Segundo o pesquisador, esse é o ponto mais importante, pois apenas sete dos 223 municípios da Paraíba alimentaram corretamente o Sistema de Controle que montou o banco de dados, que deu origem ao mapa em questão, ou seja, só 3% dos municípios paraibanos estão no estudo.

O pesquisador acredita que é possível inferir que muitos outros municípios paraibanos devem ter problemas com a água ofertada aos moradores.

O que diz a Cagepa

Procurada pelo g1, a Companhia de Água e Esgotos da Paraíba (Cagepa) divulgou uma nota sobre o assunto.
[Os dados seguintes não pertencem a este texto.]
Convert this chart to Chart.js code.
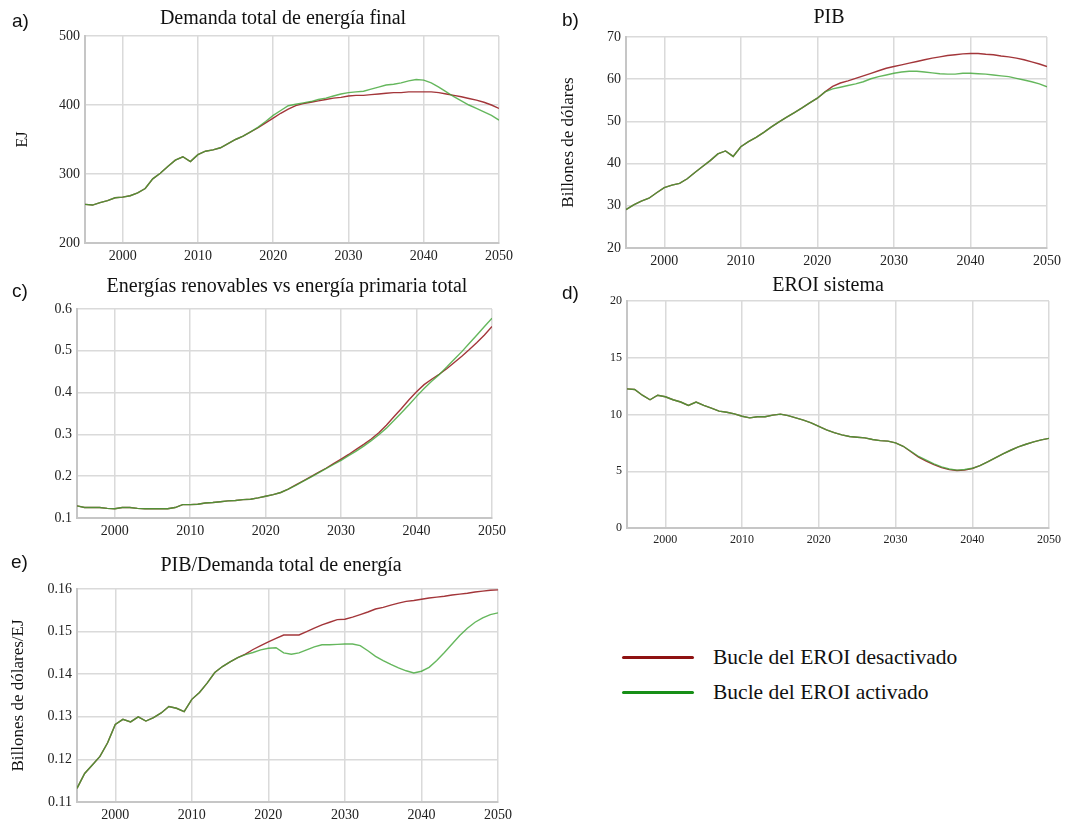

"Sobre as informações contidas no mapa da água, divulgado nesta segunda (7), vimos inicialmente tranquilizar toda a população paraibana sobre a qualidade da água distribuída pela Cagepa no estado. Nossas equipes realizam constantemente o controle da água, conforme os planos de monitoramento definidos pela Portaria de Potabilidade, com aprovação inclusive das Vigilâncias Sanitárias municipais".

A empresa disse ainda que garante a qualidade da água que distribui à população das cidades de Itaporanga e de Água Branca, e que "vem exercendo ações para aperfeiçoar seus sistemas de tratamento para produzir água de qualidade e reduzir o tempo das ações corretivas, tomando as devidas providências nos casos pontuais de desconformidade". Afirmou também que as substâncias questionadas na reportagem "possuem um aparecimento pontual e sazonal, acompanhando estiagens rigorosas e recorrentes, como as enfrentadas no nosso Estado nos últimos 5 anos". A companhia disse ainda que mantém-se em alerta e já está tomando providências para que o mesmo não ocorra novamente.

A Cagepa também afirmou que "está em alerta constante em relação às substâncias que geram riscos à saúde, e que possam estar presentes na água".

O que dizem as prefeituras

Procuradas pelo g1, as prefeituras não se manifestaram até o momento.